Representatives for the Institute for Advanced Study presented a controversial plan to the Regional Planning Board of Princeton Thursday night to build 15 units of permanent faculty housing on the campus.
At a standing-room-only meeting attended by more than 150 people, Institute representatives presented a proposal to build eight townhouses and seven single family homes on the campus about 350 feet from the Battlefield State Park, the site of the Battle of Princeton during the American Revolution.
The Institute has planned to build additional faculty housing since the early 1970s, and Princeton Battlefield preservationists have objected to such plans for just as long.
Peter Goddard, director of the Institute, said the Institute has had a shortage of housing for permanent faculty members that has gotten worse over time.

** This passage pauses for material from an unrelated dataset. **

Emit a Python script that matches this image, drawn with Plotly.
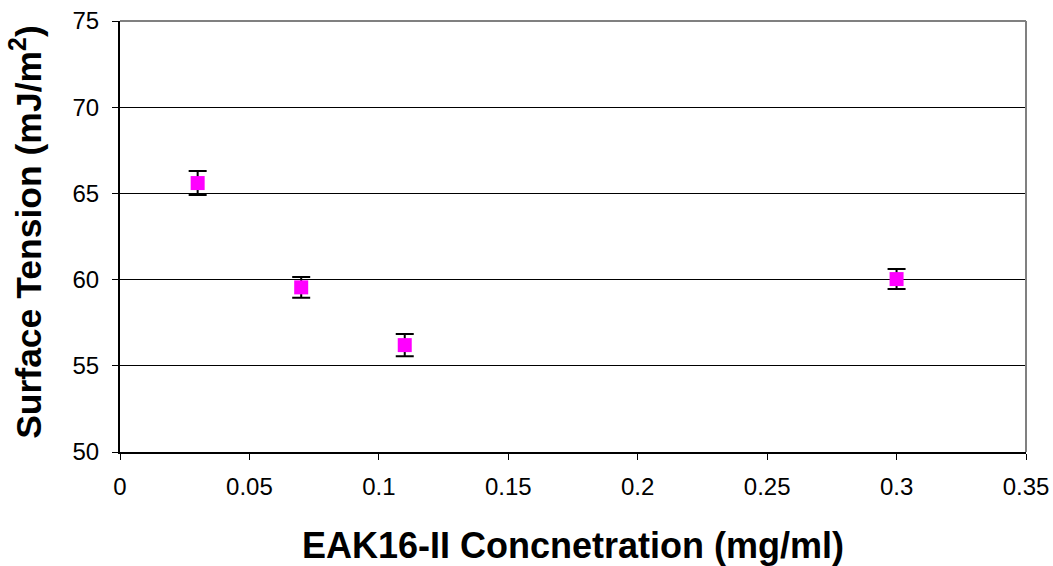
import plotly.graph_objects as go

concentration = [0.03, 0.07, 0.11, 0.30]
surface_tension = [65.6, 59.55, 56.2, 60.03]
error = [0.7, 0.6, 0.64, 0.58]

x_ticks = [0, 0.05, 0.1, 0.15, 0.2, 0.25, 0.3, 0.35]
y_ticks = [50, 55, 60, 65, 70, 75]

FONT = "Liberation Sans, Arial, sans-serif"

fig = go.Figure()
fig.add_trace(go.Scatter(
    x=concentration, y=surface_tension, mode="markers",
    marker=dict(symbol="square", size=14, color="#FF00FF", line=dict(width=0)),
    error_y=dict(type="data", array=error, visible=True, color="black", thickness=2, width=9),
    showlegend=False,
))

fig.update_layout(
    width=1053, height=566,
    margin=dict(l=120, r=27, t=21, b=114),
    paper_bgcolor="white", plot_bgcolor="white",
    font=dict(family=FONT, color="black", size=24),
    xaxis=dict(
        range=[0, 0.35], tickvals=x_ticks, ticktext=[f"{v:g}" for v in x_ticks],
        showgrid=False, zeroline=False, showline=True, linecolor="black", linewidth=2,
        ticks="outside", ticklen=6, tickwidth=1, tickcolor="black",
        tickfont=dict(size=24), ticklabelstandoff=6, automargin=False,
    ),
    yaxis=dict(
        range=[50, 75], tickvals=y_ticks, ticktext=[str(v) for v in y_ticks],
        showgrid=True, gridcolor="black", gridwidth=1, zeroline=False,
        showline=True, linecolor="black", linewidth=2,
        ticks="outside", ticklen=6, tickwidth=1, tickcolor="black",
        tickfont=dict(size=24), ticklabelstandoff=8, automargin=False,
    ),
    shapes=[
        dict(type="line", xref="paper", yref="paper", x0=0, x1=1, y0=1, y1=1,
             line=dict(color="#808080", width=2)),
        dict(type="line", xref="paper", yref="paper", x0=1, x1=1, y0=0, y1=1,
             line=dict(color="#808080", width=2)),
    ],
    annotations=[
        dict(text="<b>EAK16-II Concnetration (mg/ml)</b>", xref="paper", yref="paper",
             x=0.5, y=-0.218, xanchor="center", yanchor="middle", showarrow=False,
             font=dict(size=36, family=FONT)),
        dict(text="<b>Surface Tension (mJ/m<sup>2</sup>)</b>", xref="paper", yref="paper",
             x=-0.103, y=0.51, xanchor="center", yanchor="middle", showarrow=False,
             textangle=-90, font=dict(size=35.5, family=FONT)),
    ],
)

fig.write_html("out.html")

“Until 30 years ago, as much as 60 percent of our faculty have lived on or close to the Institute campus,” Goddard said. “But over the last three decades the percentage has dropped and it is only 28 percent at present. House prices in the highly desirable Institute neighborhood are well beyond the reach of academics, even senior ones, and many houses in the area have been improved and enlarged beyond the needs and means of the faculty.”
The townhouse lots on the northeast corner of the Institute property would range in size from about 3,900 square feet to 6,600 square feet. The single family home lots sizes would range from about 16,000 feet to just over 27,000 feet. Faculty members would buy the units, but they would be sold back to the Institute if the faculty member decides to move.
J. Robert Hillier, the architect for the townhouse project, said the project would be shielded from the Battlefield Park and not ruin the view there. More than 270 trees would be planted to conceal the housing from the park.
“The intention of the entire process has been to honor the fact that the battlefield is there, and to make sure the project in no way intrudes upon the view and vision one sees when on the battlefield,” Hillier said.
An archeologist will be at the site full time when the basements are being dug, Hillier said, and will determine how to handle any artifacts that are found.
More than a dozen area residents and The Princeton Battlefield Area Preservation Society have hired Princeton lawyer Bruce Afran to represent them in the planning board proceedings.
Public comment began just before the close of the meeting, with residents and academics expressing their views on the project, including several nearby residents who said the Institute is a good neighbor and should be given the go ahead for the plans.
Institute faculty member Helmut Hofer told the board how hard it is for faculty to find convenient housing close to the campus and how important it is for faculty to interact to advance their research.
“The area is promoted by real estate agents as a preferred area,” Hofer said. “You can not afford it as a scientist unless you are independently wealthy…The campus is a tight knit community of world leading faculty. It is not a 9 to 5 job. The level if the institute is a higher level. New ideas come from interactions with peers and the activity around you. Ideas don’t care about the time of the day. It could be at lunch, in the bathtub, at a planning board meeting.”
Others said while the Institute is a gem for Princeton, the housing should be built elsewhere on campus because of the Revolutionary War battle.
“They deserve housing on the many acres they have, but not here,” said resident Paul Loane. “This is a bad idea. One thing you haven’t heard much about is the history. Looking at this project and not talking about the history is like having an aquarium with no water.”
No decision was made on the proposal Thursday night because time ran out. The public hearing will be carried over to the planning board’s meeting next Thursday night, Dec. 8, at 7:30 p.m. The planning board will hear public comment at the next meeting, and Afran will also raise objections to the plan for the Battlefield preservation group.